Records with drawing code —
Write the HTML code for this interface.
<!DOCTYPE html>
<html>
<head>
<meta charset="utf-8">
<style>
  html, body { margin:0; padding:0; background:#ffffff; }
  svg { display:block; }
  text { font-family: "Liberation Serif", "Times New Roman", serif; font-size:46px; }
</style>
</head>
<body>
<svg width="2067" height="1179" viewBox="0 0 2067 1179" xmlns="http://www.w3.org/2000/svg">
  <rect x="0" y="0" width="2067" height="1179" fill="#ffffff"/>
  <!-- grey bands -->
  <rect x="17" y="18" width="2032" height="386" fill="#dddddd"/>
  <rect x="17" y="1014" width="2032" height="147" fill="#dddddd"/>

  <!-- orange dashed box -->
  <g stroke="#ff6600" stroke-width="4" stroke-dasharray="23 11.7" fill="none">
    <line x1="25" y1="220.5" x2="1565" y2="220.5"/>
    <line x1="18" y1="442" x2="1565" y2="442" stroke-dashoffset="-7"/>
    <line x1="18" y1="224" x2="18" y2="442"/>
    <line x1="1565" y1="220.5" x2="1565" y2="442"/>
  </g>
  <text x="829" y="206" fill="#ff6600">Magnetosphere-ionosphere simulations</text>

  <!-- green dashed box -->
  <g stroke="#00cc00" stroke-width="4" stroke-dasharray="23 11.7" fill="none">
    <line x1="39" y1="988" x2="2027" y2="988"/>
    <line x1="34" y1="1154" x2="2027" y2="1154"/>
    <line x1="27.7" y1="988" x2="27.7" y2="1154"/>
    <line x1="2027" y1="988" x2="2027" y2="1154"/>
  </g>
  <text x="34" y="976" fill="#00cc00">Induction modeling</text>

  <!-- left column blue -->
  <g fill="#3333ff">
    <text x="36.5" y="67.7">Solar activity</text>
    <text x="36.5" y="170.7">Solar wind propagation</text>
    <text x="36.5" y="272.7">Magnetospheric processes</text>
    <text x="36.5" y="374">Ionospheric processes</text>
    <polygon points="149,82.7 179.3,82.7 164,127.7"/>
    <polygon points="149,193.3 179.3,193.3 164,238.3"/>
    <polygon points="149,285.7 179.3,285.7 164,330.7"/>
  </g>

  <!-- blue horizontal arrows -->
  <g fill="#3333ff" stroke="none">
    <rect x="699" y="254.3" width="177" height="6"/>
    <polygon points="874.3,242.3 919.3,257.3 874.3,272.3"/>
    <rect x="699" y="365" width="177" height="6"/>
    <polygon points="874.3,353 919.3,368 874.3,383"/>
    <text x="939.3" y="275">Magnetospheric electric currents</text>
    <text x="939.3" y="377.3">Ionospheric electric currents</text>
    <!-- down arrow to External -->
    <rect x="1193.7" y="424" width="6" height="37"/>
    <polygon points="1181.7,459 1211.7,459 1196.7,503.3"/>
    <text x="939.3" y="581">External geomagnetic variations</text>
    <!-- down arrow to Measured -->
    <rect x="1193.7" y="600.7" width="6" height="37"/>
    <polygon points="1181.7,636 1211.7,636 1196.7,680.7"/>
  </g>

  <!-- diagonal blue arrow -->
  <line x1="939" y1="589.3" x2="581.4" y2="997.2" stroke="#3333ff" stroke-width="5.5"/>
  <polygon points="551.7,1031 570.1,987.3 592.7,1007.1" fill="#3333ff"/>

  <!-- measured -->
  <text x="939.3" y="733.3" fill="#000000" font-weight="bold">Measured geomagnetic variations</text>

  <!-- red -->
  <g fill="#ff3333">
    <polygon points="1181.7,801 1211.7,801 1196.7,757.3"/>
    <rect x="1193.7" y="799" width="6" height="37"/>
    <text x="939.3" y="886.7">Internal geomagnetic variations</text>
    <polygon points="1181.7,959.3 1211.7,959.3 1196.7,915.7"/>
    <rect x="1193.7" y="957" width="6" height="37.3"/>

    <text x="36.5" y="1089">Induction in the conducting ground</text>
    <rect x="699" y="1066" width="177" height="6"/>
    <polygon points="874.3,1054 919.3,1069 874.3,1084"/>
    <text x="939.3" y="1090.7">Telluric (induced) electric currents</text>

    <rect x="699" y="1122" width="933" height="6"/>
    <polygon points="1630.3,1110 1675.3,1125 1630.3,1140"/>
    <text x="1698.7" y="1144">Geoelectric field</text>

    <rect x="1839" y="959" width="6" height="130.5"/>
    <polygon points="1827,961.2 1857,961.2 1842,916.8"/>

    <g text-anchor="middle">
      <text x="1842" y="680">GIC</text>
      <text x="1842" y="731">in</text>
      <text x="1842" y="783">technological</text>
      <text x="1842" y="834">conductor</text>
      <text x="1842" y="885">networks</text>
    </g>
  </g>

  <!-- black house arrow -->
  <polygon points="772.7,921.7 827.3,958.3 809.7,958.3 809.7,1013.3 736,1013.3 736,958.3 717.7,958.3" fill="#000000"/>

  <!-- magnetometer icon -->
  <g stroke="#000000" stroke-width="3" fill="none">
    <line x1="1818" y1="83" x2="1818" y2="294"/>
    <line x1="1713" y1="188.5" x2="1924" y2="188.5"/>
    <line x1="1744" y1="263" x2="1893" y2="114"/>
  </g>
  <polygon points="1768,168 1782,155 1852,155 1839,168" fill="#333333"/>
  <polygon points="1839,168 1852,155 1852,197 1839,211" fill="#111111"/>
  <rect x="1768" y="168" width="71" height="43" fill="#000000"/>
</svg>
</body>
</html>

* * *

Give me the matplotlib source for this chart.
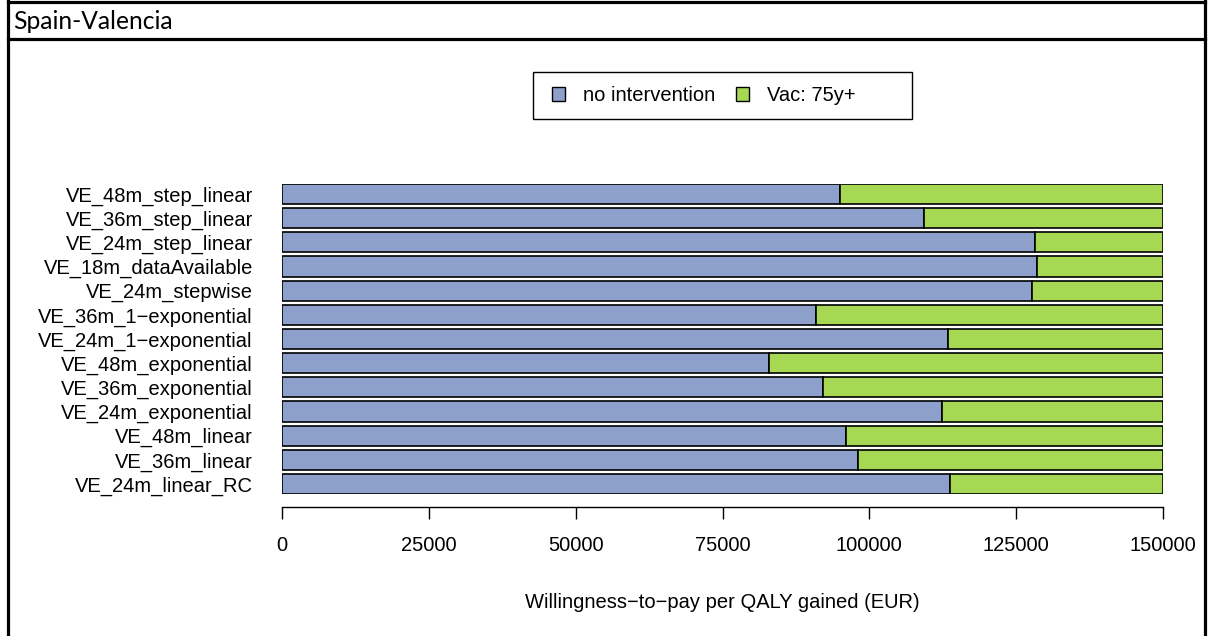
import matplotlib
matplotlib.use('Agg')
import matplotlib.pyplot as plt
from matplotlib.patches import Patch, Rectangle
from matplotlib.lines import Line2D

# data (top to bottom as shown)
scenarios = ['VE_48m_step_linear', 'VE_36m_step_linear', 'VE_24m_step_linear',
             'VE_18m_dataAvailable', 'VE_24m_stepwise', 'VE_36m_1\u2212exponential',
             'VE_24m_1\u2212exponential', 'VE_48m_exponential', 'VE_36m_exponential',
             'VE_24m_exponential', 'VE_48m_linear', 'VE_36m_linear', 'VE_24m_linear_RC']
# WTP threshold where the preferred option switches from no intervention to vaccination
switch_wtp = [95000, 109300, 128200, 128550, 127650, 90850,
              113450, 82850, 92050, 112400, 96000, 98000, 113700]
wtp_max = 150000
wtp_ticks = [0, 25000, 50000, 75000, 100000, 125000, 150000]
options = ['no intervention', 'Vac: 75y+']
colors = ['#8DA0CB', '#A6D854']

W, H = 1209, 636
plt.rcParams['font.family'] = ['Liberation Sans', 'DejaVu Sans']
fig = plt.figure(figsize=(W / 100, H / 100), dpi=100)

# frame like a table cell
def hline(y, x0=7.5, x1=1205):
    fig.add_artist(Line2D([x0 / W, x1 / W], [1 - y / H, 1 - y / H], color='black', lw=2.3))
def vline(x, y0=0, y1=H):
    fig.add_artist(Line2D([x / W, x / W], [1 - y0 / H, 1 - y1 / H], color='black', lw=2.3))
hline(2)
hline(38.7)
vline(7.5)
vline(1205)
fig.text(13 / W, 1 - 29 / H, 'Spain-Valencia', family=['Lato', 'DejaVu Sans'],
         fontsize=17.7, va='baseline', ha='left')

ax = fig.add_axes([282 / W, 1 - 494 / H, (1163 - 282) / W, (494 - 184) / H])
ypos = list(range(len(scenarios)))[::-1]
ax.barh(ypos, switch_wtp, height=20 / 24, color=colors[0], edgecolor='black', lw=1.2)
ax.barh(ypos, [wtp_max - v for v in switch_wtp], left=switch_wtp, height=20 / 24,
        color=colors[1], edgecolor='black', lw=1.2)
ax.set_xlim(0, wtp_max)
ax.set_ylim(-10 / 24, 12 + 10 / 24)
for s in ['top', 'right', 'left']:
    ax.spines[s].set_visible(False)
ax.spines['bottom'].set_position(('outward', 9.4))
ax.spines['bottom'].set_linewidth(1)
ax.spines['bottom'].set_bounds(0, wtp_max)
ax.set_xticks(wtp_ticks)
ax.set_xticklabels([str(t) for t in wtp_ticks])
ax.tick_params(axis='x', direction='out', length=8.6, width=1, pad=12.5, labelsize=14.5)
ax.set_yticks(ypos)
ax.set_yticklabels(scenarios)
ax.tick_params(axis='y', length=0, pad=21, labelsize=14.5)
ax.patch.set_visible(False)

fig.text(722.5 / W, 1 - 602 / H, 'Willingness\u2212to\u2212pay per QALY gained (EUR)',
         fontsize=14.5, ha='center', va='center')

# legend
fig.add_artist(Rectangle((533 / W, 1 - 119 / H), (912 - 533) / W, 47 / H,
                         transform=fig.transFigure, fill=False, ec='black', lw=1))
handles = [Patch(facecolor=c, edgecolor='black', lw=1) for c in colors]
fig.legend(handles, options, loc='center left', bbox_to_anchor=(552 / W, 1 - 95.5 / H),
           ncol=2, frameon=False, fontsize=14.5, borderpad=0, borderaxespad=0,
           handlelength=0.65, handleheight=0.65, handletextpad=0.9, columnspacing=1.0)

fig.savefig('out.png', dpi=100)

* * *

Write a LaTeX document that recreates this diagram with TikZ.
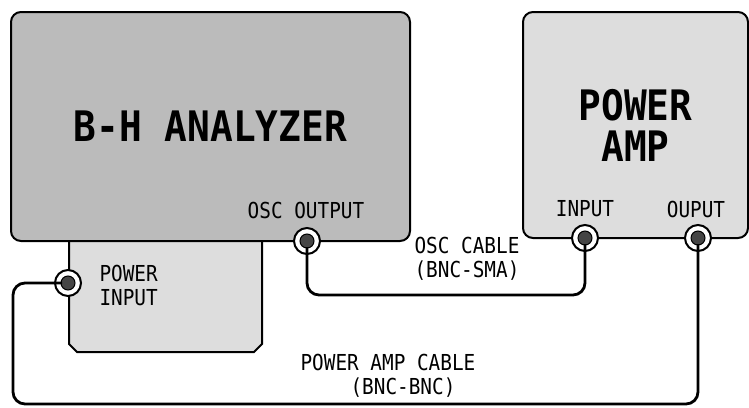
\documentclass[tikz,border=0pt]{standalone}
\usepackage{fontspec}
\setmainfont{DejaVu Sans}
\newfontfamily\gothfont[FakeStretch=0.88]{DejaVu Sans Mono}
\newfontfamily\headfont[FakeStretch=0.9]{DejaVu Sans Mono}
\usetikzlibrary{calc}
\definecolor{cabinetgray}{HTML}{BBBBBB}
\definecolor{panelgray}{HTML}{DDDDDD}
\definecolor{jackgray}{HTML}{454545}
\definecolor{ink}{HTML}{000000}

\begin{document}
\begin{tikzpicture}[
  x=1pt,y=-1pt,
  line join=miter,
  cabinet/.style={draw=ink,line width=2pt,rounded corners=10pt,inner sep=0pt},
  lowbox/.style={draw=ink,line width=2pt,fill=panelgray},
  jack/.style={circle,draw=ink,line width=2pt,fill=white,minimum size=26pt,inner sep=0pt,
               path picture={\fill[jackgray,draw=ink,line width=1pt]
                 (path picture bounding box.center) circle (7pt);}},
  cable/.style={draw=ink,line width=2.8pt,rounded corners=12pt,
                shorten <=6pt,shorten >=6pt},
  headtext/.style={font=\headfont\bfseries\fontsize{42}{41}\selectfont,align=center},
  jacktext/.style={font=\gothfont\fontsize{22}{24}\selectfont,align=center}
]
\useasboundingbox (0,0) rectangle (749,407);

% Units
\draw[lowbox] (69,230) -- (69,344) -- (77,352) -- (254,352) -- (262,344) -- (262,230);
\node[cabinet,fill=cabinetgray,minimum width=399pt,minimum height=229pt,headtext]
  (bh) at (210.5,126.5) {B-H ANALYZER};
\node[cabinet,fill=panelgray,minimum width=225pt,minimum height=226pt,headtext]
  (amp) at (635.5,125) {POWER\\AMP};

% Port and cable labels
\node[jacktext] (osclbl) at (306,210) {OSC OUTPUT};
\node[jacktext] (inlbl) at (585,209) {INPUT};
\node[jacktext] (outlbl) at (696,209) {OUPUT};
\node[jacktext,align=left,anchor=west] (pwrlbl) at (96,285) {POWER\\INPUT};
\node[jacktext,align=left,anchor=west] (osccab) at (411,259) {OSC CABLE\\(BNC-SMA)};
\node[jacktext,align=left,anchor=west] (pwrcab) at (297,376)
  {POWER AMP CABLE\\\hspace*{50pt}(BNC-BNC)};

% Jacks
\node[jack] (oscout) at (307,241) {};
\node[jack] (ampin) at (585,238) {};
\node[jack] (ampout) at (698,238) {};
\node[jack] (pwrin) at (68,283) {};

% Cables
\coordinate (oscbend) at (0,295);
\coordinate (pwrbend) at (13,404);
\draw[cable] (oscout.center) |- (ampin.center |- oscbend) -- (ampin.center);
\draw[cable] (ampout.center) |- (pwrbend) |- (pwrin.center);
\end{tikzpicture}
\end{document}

What to do — Everything from the line that contains "Give me the matplotlib source for this chart." down to the line that contains "from matplotlib.lines import Line2D" should be written out exactly, end lines too, minus the pictures.

Complete answer —
Give me the matplotlib source for this chart.
import matplotlib
matplotlib.use('Agg')
import matplotlib.pyplot as plt
from matplotlib.patches import Patch, Rectangle
from matplotlib.lines import Line2D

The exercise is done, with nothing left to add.